* _Given instruction_:
Retype only the lines running from the beginning of the entries below to the line with "const fmt = v", both included. Do not include pictures.

* _Stored records_:
┄┄┄┄┄┄┄┄┄┄┄┄┄┄┄┄┄┄┄┄

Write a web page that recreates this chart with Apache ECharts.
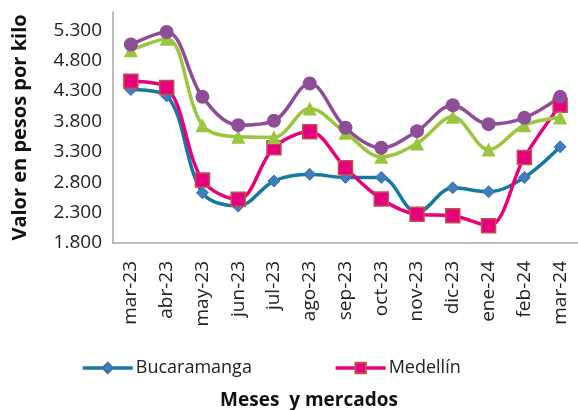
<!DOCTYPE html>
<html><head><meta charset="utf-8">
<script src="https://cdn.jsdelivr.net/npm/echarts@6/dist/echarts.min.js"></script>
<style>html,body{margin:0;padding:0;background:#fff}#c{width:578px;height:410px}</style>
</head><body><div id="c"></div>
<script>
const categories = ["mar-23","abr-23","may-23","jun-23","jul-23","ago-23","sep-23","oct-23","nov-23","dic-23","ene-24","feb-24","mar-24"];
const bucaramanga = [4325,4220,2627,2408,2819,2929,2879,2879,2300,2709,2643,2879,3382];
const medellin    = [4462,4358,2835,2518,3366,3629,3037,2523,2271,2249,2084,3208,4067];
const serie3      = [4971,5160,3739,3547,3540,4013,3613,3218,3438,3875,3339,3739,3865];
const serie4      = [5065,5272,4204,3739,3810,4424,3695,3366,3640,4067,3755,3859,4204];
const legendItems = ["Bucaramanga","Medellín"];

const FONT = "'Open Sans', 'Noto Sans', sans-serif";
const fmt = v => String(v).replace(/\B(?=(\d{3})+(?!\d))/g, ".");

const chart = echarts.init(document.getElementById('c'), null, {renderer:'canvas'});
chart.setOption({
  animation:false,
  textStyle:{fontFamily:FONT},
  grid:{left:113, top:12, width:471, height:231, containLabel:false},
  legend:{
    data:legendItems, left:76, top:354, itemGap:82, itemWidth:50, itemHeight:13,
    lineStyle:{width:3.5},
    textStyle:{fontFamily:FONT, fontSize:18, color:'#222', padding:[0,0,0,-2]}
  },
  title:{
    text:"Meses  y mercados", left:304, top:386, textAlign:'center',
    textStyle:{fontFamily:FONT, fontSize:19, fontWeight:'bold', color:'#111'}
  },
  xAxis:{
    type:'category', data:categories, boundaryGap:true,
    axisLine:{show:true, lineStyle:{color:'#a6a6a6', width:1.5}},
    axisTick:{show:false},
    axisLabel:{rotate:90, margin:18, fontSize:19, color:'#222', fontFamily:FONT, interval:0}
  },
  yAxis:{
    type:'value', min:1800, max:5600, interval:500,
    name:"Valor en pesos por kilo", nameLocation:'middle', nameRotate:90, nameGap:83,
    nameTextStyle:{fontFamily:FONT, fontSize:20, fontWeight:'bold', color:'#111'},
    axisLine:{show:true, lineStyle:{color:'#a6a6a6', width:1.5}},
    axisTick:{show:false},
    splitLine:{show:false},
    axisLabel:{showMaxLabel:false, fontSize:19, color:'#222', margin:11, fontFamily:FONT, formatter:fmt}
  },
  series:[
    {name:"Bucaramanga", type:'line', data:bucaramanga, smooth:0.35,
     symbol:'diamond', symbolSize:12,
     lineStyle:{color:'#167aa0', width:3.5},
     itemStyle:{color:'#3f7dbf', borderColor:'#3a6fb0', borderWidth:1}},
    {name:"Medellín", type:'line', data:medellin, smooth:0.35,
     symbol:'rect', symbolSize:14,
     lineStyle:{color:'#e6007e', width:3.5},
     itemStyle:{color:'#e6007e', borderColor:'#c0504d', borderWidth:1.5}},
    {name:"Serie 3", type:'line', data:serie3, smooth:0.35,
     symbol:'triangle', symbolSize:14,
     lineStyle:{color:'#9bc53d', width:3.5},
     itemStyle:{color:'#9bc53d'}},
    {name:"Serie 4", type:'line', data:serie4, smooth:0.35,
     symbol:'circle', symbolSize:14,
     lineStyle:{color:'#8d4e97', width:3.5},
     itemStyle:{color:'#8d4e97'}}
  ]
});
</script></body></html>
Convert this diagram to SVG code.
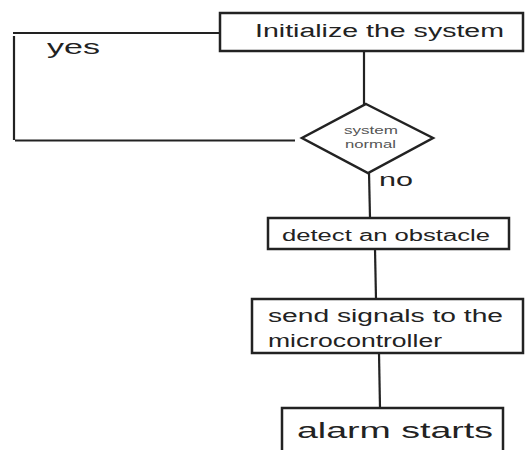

┄┄┄┄┄┄┄┄┄┄┄┄┄┄┄┄┄┄┄┄

* _The completed task_:
Write a web page that recreates this chart with Apache ECharts.
<!DOCTYPE html>
<html><head><meta charset="utf-8">
<script src="https://cdn.jsdelivr.net/npm/echarts@6/dist/echarts.min.js"></script>
<style>html,body{margin:0;padding:0;background:#fff}#c{width:578px;height:410px}</style>
</head><body><div id="c"></div>
<script>
const categories = ["mar-23","abr-23","may-23","jun-23","jul-23","ago-23","sep-23","oct-23","nov-23","dic-23","ene-24","feb-24","mar-24"];
const bucaramanga = [4325,4220,2627,2408,2819,2929,2879,2879,2300,2709,2643,2879,3382];
const medellin    = [4462,4358,2835,2518,3366,3629,3037,2523,2271,2249,2084,3208,4067];
const serie3      = [4971,5160,3739,3547,3540,4013,3613,3218,3438,3875,3339,3739,3865];
const serie4      = [5065,5272,4204,3739,3810,4424,3695,3366,3640,4067,3755,3859,4204];
const legendItems = ["Bucaramanga","Medellín"];

const FONT = "'Open Sans', 'Noto Sans', sans-serif";
const fmt = v => String(v).replace(/\B(?=(\d{3})+(?!\d))/g, ".");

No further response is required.